By Staff | Dec 21, 2015

WASHINGTON – Congress passed an extension to the Perkins Loan Program this week, which expired Sept. 30 after more than 50 years of providing subsidized, low-interest loans to college students with financial need. The legislation now heads the White House for approval.

"Federal aid programs like the Perkins program exist so that low-income students are afforded the same opportunity to pursue higher education as their peers," Sen. Kelly Ayotte, R-N.H., said in a statement. "I look forward to this extension becoming law."

Ayotte advocated for the extension before the Senate in September, and submitted a letter of support along with 20 senators, including Sen. Jeanne Shaheen, D-N.H.

The Perkins Loan Program allows qualifying students to take out loans with a 5 percent fixed interest rate at certain colleges and universities. In New Hampshire alone, there are about 5,000 Perkins Loan recipients.

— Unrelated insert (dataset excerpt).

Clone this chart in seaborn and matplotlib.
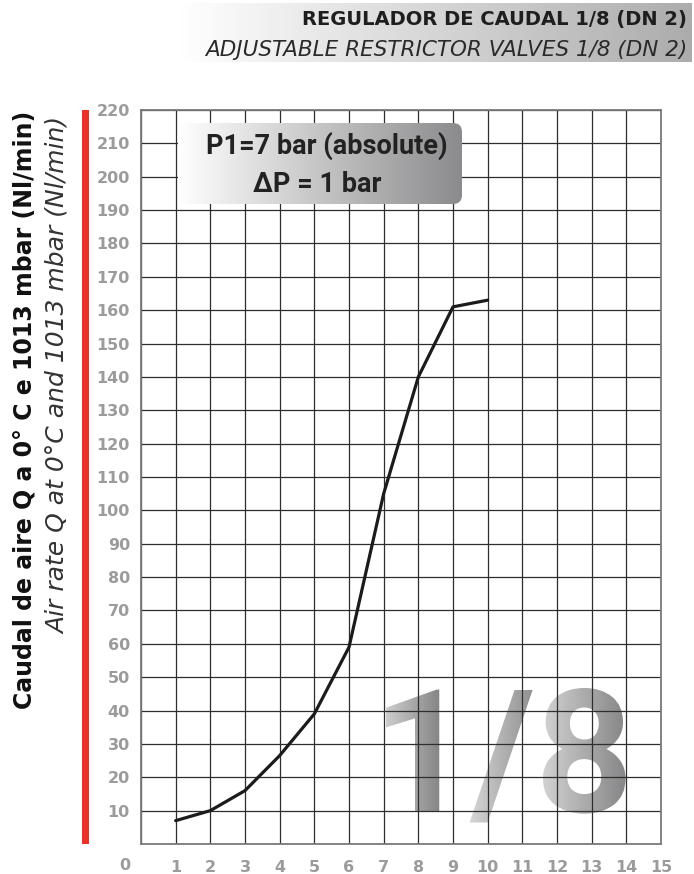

There are nearly 500,000 recipients across the country.

The program has provided more than $28 billion in loans through nearly 26 million awards to students in all 50 states.

A previous extension to the program was attached to the Higher Education Extension Act of 2015, which originally failed to pass the Senate.

Chairman of the Senate education committee, Sen. Lamar Alexander, R-Tenn., advocated against the extension in favor of a more "streamlined" loan application process.

Alexander agreed on a compromise in the Perkins Loan Extension, which authorizes new Perkins loans for undergraduate students through September 2017.

Only graduate students who already have an existing Perkins loan will continue to receive them through September 2016. Students must also have to reach the borrowing limit on Stafford loans before receiving a Perkins loan.

"The agreement headed to the president’s desk today will extend the Perkins Program for two years – while giving Congress time to reach consensus on the best way to achieve that important goal in the next Higher Education Act re-authorization," Alexander said in a statement Friday.

"I’m glad to see that Congress has approved of the two year extension of the Perkins Loan Program. While I would have preferred to see the Senate pass the House-approved Higher Education Extension Act before the Perkins program expired, I am pleased that Chairman Alexander agreed to and that my colleagues in the Senate approved of this bipartisan compromise that provides opportunities to students who need it the most," Ayotte said.